Thursday, January 9, 2014

Valentine's Piping Practice with Chocolate Buttercream

1. This is my favorite. I would like to
use this design again
 After making my grandson's "beary" special birthday cake, I had extra chocolate frosting and sugar cookie dough.

With Valentine's Day only five weeks away, I decided to bake the leftover dough into heart cookies and practice my piping skills with the leftover frosting. My momma always says,"Practice makes perfect."
All of the piping was done with a #21 star tip.
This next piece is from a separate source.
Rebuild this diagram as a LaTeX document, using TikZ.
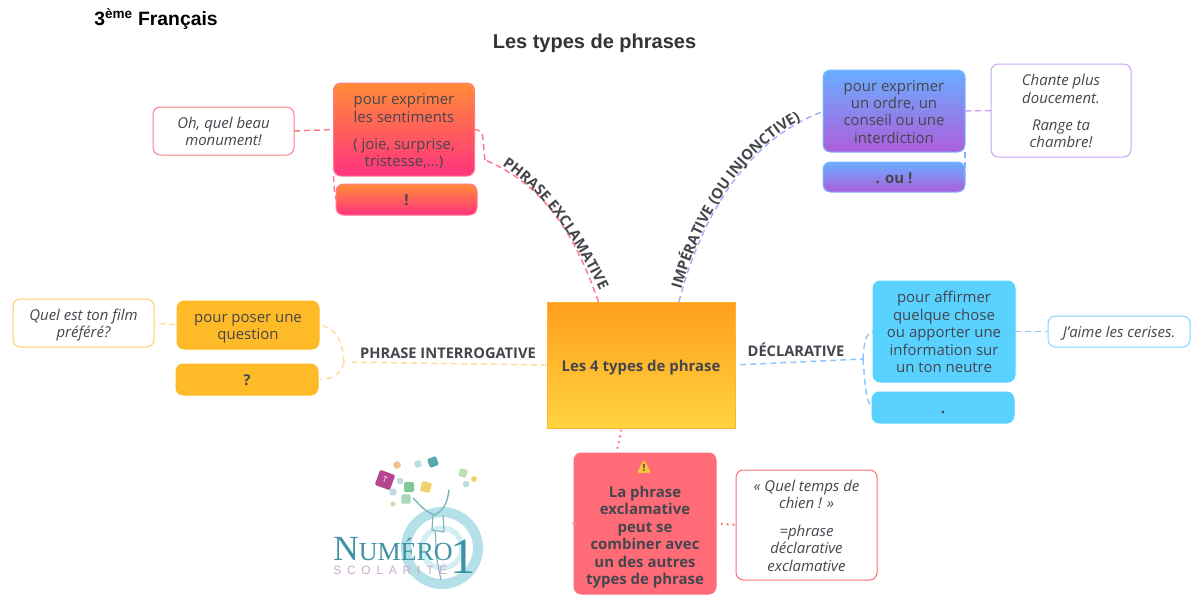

2. An assortment of swirled roses.
3. A broken cookie from my bear cake project, decorated with
swirls and stars.

4. My husband laughed when he saw my chocolate version
of tic-tac-toe, or hugs n kisses. He enjoyed eating it. I would
like to make this design with a piping tip for the
inside grid. 

Chocolate Butter Cream Frosting


1/2 cup white shortening
1/2 cup butter, softened
1 tsp. vanilla extract
2/3 cup unsweetened, cocoa powder
4 cups. powdered sugar
3 - 4 1/2 Tbsp. milk


  • In a large mixing bowl, cream shortening and butter on medium speed. 
  • Add vanilla and cocoa powder.
  • Stir it in until the cocoa powder is mixed in.
  • Add powdered sugar, one cup at a time.
  • Beat well after each addition.
  • Scrape bowl often.
  • Add milk and beat until fluffy. 
  • Adjust amount of milk to get the consistency you want.
  • Keep bowl covered with plastic wrap until ready to use. 

Store left over frosting in the refrigerator in an airtight container for up to two weeks. Before using again, remove from refrigerator, let warm up for 20-30 minutes. Then beat the frosting until it is fluffy again.